--- BEGIN Listed records ---

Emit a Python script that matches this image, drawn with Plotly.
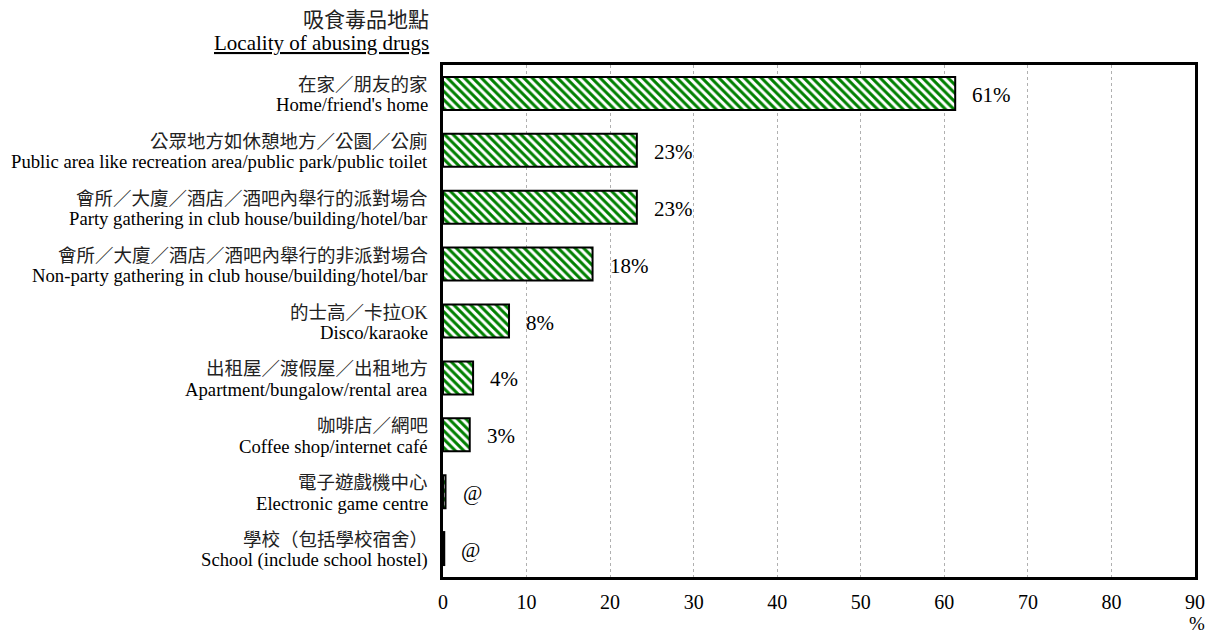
import plotly.graph_objects as go

cats_zh = ["在家／朋友的家", "公眾地方如休憩地方／公園／公廁", "會所／大廈／酒店／酒吧內舉行的派對場合",
           "會所／大廈／酒店／酒吧內舉行的非派對場合", "的士高／卡拉OK", "出租屋／渡假屋／出租地方",
           "咖啡店／網吧", "電子遊戲機中心", "學校（包括學校宿舍）"]
cats_en = ["Home/friend's home", "Public area like recreation area/public park/public toilet",
           "Party gathering in club house/building/hotel/bar",
           "Non-party gathering in club house/building/hotel/bar", "Disco/karaoke",
           "Apartment/bungalow/rental area", "Coffee shop/internet café", "Electronic game centre",
           "School (include school hostel)"]
values = [61.3, 23.2, 23.2, 17.9, 7.9, 3.6, 3.2, 0.3, 0.15]
labels = ["61%", "23%", "23%", "18%", "8%", "4%", "3%", "@", "@"]
xticks = [0, 10, 20, 30, 40, 50, 60, 70, 80, 90]

FONT = "Liberation Serif, Times New Roman, Noto Sans CJK TC, serif"
ypos = list(range(len(values)))

fig = go.Figure()
fig.add_trace(go.Bar(
    x=values, y=ypos, orientation="h", width=0.58,
    marker=dict(color="white", line=dict(color="black", width=2),
                pattern=dict(shape="\\", fgcolor="#008000", bgcolor="white", fgopacity=1,
                             size=6, solidity=0.5)),
    hoverinfo="skip",
))

for v, y, t in zip(values, ypos, labels):
    fig.add_annotation(x=v, y=y, text=t, showarrow=False, xanchor="left",
                       xshift=15, yshift=-1.5, font=dict(family=FONT, size=21, color="black"))

for y, zh, en in zip(ypos, cats_zh, cats_en):
    fig.add_annotation(xref="paper", x=0, y=y, text=zh, showarrow=False, xanchor="right",
                       yanchor="middle", xshift=-13, yshift=8.5,
                       font=dict(family=FONT, size=18.5, color="#222"))
    fig.add_annotation(xref="paper", x=0, y=y, text=en, showarrow=False, xanchor="right",
                       yanchor="middle", xshift=-13, yshift=-11.5,
                       font=dict(family=FONT, size=18.7, color="black"))

fig.add_annotation(xref="paper", yref="paper", x=0, y=1.0, xshift=-12, yshift=45,
                   text="吸食毒品地點", showarrow=False, xanchor="right", yanchor="middle",
                   font=dict(family=FONT, size=21, color="#222"))
fig.add_annotation(xref="paper", yref="paper", x=0, y=1.0, xshift=-12, yshift=22,
                   text="<u>Locality of abusing drugs</u>", showarrow=False, xanchor="right",
                   yanchor="middle", font=dict(family=FONT, size=21, color="black"))
fig.add_annotation(xref="paper", yref="paper", x=1.0, y=0, xshift=2, yshift=-46,
                   text="%", showarrow=False, xanchor="center", yanchor="middle",
                   font=dict(family=FONT, size=19, color="black"))

fig.update_layout(
    width=1207, height=633,
    margin=dict(l=443, r=12, t=65, b=56),
    paper_bgcolor="white", plot_bgcolor="white",
    showlegend=False,
    font=dict(family=FONT, color="black"),
    xaxis=dict(range=[0, 90], tickvals=xticks, ticktext=[str(t) for t in xticks],
               showgrid=True, gridcolor="#b0b0b0", griddash="dot", gridwidth=1,
               showline=True, linecolor="black", linewidth=3, mirror=True,
               zeroline=False, ticks="", tickfont=dict(family=FONT, size=20),
               ticklabelstandoff=5, automargin=False, ticklabeloverflow="allow"),
    yaxis=dict(range=[len(values) - 0.5, -0.5], tickvals=ypos, showticklabels=False,
               showgrid=False, showline=True, linecolor="black", linewidth=3, mirror=True,
               zeroline=False, ticks="", automargin=False),
)

# remove the default page margin so the 1207x633 figure fills the window exactly
fig.write_html("out.html", config={"displayModeBar": False},
               post_script="document.body.style.margin='0';document.body.style.overflow='hidden';")
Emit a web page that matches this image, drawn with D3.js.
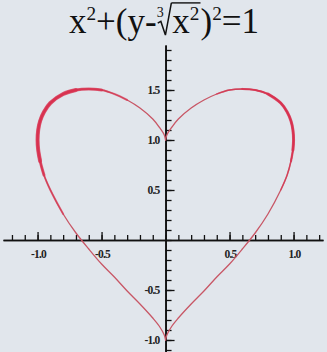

--- END Listed records ---

Without including any picture, retype the entries exactly.

Emit a Python script that matches this image, drawn with Plotly.
import plotly.graph_objects as go

cats_zh = ["在家／朋友的家", "公眾地方如休憩地方／公園／公廁", "會所／大廈／酒店／酒吧內舉行的派對場合",
           "會所／大廈／酒店／酒吧內舉行的非派對場合", "的士高／卡拉OK", "出租屋／渡假屋／出租地方",
           "咖啡店／網吧", "電子遊戲機中心", "學校（包括學校宿舍）"]
cats_en = ["Home/friend's home", "Public area like recreation area/public park/public toilet",
           "Party gathering in club house/building/hotel/bar",
           "Non-party gathering in club house/building/hotel/bar", "Disco/karaoke",
           "Apartment/bungalow/rental area", "Coffee shop/internet café", "Electronic game centre",
           "School (include school hostel)"]
values = [61.3, 23.2, 23.2, 17.9, 7.9, 3.6, 3.2, 0.3, 0.15]
labels = ["61%", "23%", "23%", "18%", "8%", "4%", "3%", "@", "@"]
xticks = [0, 10, 20, 30, 40, 50, 60, 70, 80, 90]

FONT = "Liberation Serif, Times New Roman, Noto Sans CJK TC, serif"
ypos = list(range(len(values)))

fig = go.Figure()
fig.add_trace(go.Bar(
    x=values, y=ypos, orientation="h", width=0.58,
    marker=dict(color="white", line=dict(color="black", width=2),
                pattern=dict(shape="\\", fgcolor="#008000", bgcolor="white", fgopacity=1,
                             size=6, solidity=0.5)),
    hoverinfo="skip",
))

for v, y, t in zip(values, ypos, labels):
    fig.add_annotation(x=v, y=y, text=t, showarrow=False, xanchor="left",
                       xshift=15, yshift=-1.5, font=dict(family=FONT, size=21, color="black"))

for y, zh, en in zip(ypos, cats_zh, cats_en):
    fig.add_annotation(xref="paper", x=0, y=y, text=zh, showarrow=False, xanchor="right",
                       yanchor="middle", xshift=-13, yshift=8.5,
                       font=dict(family=FONT, size=18.5, color="#222"))
    fig.add_annotation(xref="paper", x=0, y=y, text=en, showarrow=False, xanchor="right",
                       yanchor="middle", xshift=-13, yshift=-11.5,
                       font=dict(family=FONT, size=18.7, color="black"))

fig.add_annotation(xref="paper", yref="paper", x=0, y=1.0, xshift=-12, yshift=45,
                   text="吸食毒品地點", showarrow=False, xanchor="right", yanchor="middle",
                   font=dict(family=FONT, size=21, color="#222"))
fig.add_annotation(xref="paper", yref="paper", x=0, y=1.0, xshift=-12, yshift=22,
                   text="<u>Locality of abusing drugs</u>", showarrow=False, xanchor="right",
                   yanchor="middle", font=dict(family=FONT, size=21, color="black"))
fig.add_annotation(xref="paper", yref="paper", x=1.0, y=0, xshift=2, yshift=-46,
                   text="%", showarrow=False, xanchor="center", yanchor="middle",
                   font=dict(family=FONT, size=19, color="black"))

fig.update_layout(
    width=1207, height=633,
    margin=dict(l=443, r=12, t=65, b=56),
    paper_bgcolor="white", plot_bgcolor="white",
    showlegend=False,
    font=dict(family=FONT, color="black"),
    xaxis=dict(range=[0, 90], tickvals=xticks, ticktext=[str(t) for t in xticks],
               showgrid=True, gridcolor="#b0b0b0", griddash="dot", gridwidth=1,
               showline=True, linecolor="black", linewidth=3, mirror=True,
               zeroline=False, ticks="", tickfont=dict(family=FONT, size=20),
               ticklabelstandoff=5, automargin=False, ticklabeloverflow="allow"),
    yaxis=dict(range=[len(values) - 0.5, -0.5], tickvals=ypos, showticklabels=False,
               showgrid=False, showline=True, linecolor="black", linewidth=3, mirror=True,
               zeroline=False, ticks="", automargin=False),
)

# remove the default page margin so the 1207x633 figure fills the window exactly
fig.write_html("out.html", config={"displayModeBar": False},
               post_script="document.body.style.margin='0';document.body.style.overflow='hidden';")
Emit a web page that matches this image, drawn with D3.js.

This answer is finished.